The court similarly dismissed the defendant’s facial and as-applied vagueness claims, explaining again that the zoning law clearly listed the uses that were allowable in the rural district and clearly set forth uses not specifically permitted were prohibited. In short, the zoning regulations were sufficient to put the defendant on notice that an outdoor music festival was not a permitted use of his property.
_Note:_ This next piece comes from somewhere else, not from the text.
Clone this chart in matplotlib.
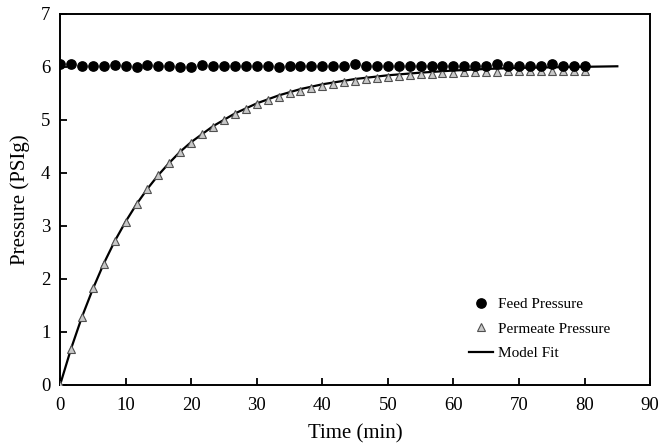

As the court explained, “the legality of defendant’s event does not turn on whether it fits within the defined land use of a “theater.” In any event, the definition — in addition to the stated purposes of the Rural District and the list of land uses allowed only with a special use permit — was adequate to alert a person of ordinary intelligence that the myriad preparations supporting the presentation of a three-day music festival, including security, tents, food trucks, and sanitation plans, would require either a variance or a special use permit to proceed.” And to the extent that the defendant’s vagueness claim was premised on his belief that the theater restriction prohibited personal expressive displays, the court reiterated that this was an unreasonable interpretation of the zoning ordinance, which clearly allowed personal displays of expression as accessory uses.